Hartford Financial Services has offered its head of wealth management, David Levenson, $2 million to stay on for another 11 months while it seeks a buyer for its life and 401(k) businesses.
Hartford Financial Services Group Inc., the insurer scaling back amid investor demands for a breakup, offered as much as $2 million in a retention bonus to David Levenson, president of wealth management.

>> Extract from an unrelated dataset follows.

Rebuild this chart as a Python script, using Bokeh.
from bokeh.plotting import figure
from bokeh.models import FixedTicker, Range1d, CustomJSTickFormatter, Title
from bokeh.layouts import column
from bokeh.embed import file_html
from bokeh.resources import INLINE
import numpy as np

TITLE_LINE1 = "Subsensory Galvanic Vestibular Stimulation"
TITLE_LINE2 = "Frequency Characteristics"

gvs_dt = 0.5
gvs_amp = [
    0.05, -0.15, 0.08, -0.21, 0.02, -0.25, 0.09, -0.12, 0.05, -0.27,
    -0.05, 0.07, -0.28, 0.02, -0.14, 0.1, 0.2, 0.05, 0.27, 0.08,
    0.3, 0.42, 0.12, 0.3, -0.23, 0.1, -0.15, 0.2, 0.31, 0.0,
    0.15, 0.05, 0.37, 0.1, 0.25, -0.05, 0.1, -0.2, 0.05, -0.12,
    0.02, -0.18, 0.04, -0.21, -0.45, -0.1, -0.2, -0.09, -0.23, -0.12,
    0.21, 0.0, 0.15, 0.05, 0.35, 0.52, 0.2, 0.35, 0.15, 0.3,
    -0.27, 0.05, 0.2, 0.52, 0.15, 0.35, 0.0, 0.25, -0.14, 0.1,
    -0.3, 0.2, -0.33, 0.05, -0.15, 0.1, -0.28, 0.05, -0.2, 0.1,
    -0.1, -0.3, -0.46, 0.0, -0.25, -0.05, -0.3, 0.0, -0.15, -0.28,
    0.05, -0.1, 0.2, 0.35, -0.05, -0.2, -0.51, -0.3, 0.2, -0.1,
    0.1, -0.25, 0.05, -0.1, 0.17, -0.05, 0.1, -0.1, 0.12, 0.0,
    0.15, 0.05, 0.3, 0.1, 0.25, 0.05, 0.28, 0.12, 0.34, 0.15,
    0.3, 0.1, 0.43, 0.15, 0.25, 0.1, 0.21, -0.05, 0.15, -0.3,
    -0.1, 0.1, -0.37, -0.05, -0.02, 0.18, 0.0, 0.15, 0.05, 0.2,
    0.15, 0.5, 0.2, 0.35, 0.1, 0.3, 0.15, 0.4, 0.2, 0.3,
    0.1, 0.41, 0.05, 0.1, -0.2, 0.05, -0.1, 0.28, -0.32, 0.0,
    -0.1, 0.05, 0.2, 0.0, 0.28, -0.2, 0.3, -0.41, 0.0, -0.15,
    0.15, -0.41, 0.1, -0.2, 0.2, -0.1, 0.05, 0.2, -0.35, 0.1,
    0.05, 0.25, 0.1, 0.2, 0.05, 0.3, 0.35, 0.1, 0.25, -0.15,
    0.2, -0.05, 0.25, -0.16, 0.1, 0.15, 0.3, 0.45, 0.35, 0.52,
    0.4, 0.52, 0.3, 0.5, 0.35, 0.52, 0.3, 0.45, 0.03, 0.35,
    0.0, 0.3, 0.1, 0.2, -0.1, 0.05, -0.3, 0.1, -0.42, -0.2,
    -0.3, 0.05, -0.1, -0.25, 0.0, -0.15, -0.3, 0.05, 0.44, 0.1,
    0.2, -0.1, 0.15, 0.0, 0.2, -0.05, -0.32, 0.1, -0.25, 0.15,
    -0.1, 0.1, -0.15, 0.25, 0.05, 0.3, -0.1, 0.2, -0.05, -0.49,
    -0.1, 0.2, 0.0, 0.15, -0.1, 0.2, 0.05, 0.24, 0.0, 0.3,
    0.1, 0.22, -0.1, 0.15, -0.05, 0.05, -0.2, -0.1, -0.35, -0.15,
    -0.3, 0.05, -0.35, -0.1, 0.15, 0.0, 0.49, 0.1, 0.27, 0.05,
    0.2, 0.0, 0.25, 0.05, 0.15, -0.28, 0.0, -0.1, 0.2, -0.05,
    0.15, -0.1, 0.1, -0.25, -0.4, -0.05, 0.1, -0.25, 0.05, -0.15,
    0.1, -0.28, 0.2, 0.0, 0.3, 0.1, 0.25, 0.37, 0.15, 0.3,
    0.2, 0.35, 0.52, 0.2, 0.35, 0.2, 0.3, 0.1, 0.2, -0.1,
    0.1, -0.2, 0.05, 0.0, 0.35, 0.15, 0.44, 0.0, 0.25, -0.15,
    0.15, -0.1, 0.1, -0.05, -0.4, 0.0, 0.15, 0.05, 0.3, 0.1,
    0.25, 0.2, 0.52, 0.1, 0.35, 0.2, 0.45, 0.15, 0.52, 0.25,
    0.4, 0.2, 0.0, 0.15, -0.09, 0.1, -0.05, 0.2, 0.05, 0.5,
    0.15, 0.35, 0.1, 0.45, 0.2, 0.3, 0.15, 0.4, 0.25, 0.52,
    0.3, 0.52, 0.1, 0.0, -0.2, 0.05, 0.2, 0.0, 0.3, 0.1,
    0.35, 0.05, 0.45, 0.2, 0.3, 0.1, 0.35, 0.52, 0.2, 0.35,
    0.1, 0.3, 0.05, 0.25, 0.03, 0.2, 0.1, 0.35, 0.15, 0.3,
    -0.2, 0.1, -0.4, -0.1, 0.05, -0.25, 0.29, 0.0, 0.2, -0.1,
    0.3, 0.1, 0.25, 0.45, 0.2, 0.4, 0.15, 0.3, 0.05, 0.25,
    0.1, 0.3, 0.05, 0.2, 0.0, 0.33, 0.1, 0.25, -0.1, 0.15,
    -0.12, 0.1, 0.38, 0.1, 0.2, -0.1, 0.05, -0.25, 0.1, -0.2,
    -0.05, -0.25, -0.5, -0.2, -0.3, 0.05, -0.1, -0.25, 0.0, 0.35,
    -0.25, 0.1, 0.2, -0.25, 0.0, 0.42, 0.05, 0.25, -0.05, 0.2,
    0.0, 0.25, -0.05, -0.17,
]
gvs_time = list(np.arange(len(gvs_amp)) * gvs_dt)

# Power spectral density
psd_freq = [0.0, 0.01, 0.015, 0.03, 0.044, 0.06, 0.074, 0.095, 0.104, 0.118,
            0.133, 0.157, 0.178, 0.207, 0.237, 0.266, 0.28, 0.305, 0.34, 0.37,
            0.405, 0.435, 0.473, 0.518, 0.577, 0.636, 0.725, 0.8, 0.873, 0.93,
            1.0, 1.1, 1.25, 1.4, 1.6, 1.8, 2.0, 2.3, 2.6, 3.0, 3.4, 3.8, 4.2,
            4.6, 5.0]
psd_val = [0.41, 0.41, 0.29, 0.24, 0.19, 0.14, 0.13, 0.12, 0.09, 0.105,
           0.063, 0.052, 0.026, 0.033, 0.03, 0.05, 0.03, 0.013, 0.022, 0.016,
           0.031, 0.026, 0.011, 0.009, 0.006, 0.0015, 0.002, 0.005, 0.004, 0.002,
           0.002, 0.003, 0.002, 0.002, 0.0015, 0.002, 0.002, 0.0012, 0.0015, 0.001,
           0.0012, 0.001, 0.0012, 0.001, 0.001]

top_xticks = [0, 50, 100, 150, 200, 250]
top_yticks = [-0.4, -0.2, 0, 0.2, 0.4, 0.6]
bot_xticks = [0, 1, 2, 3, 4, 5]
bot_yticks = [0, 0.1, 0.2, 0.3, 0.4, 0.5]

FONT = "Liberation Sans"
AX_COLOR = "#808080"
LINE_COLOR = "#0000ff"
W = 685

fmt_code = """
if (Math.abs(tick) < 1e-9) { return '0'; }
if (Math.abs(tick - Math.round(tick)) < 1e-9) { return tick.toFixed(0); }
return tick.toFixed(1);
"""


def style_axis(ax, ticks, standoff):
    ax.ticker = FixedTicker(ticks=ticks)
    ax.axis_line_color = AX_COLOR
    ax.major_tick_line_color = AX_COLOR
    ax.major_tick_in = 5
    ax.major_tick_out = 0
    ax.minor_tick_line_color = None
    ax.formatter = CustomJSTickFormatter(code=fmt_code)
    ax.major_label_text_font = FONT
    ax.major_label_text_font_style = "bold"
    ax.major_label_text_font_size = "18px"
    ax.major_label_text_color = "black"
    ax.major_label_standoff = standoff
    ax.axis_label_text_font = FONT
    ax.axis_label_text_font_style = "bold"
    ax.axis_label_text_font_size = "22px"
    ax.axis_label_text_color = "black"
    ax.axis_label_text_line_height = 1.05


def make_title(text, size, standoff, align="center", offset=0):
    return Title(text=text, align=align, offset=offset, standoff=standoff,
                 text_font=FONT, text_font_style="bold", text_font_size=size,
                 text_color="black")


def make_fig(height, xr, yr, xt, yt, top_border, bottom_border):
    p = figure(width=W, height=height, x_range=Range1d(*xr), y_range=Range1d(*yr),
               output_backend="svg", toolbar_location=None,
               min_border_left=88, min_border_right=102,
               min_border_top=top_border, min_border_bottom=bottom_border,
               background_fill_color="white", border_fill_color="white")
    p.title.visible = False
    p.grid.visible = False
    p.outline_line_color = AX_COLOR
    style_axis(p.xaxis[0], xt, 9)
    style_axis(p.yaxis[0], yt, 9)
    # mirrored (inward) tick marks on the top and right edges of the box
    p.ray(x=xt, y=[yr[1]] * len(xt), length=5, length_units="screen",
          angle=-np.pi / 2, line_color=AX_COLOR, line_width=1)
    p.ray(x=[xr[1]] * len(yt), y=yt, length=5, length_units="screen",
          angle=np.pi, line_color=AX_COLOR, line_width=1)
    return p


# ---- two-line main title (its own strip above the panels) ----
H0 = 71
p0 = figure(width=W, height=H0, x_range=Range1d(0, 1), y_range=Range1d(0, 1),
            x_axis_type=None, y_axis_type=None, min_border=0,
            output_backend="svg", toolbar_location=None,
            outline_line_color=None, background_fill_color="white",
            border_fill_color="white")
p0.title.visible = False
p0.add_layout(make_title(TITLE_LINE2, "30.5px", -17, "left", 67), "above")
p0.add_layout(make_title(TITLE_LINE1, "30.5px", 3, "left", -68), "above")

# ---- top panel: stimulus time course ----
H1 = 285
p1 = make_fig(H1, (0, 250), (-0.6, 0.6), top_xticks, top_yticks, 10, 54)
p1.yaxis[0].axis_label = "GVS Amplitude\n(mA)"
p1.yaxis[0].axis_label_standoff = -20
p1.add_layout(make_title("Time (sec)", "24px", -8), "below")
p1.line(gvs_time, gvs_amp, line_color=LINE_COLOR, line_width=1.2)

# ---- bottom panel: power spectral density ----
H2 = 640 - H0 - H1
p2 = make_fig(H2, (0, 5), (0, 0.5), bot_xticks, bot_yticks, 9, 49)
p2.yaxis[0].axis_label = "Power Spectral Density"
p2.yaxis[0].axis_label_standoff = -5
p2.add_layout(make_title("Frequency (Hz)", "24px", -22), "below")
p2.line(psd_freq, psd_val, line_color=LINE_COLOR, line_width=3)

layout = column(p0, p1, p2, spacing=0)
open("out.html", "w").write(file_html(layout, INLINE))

Levenson must remain “actively employed by the company in the performance of his duties on certain specified payment dates through February 28, 2013,” Hartford, based in the Connecticut city of the same name, said today in a regulatory filing. Levenson, who reports to Chief Executive Officer Liam McGee, joined Hartford in 1995 from Fidelity Investments,
Hartford is seeking buyers for businesses that sell individual life-insurance policies and 401(k) retirement accounts, the company said this week. It will also halt sales of variable annuities, the equity-based savings products that contributed to losses during the market slump of 2008 and early 2009. Levenson told investors at a December conference he was prepared to reshape his businesses to improve results.
“I am comfortable making tough decisions,” Levenson said on Dec. 8. “These may range from personnel changes to cutting expenses to shutting down or selling businesses that are not profitable or core.”
The company is responding to calls from billionaire John Paulson, who controls the biggest stake in Hartford, to split its life-insurance and retirement businesses from its property- casualty unit.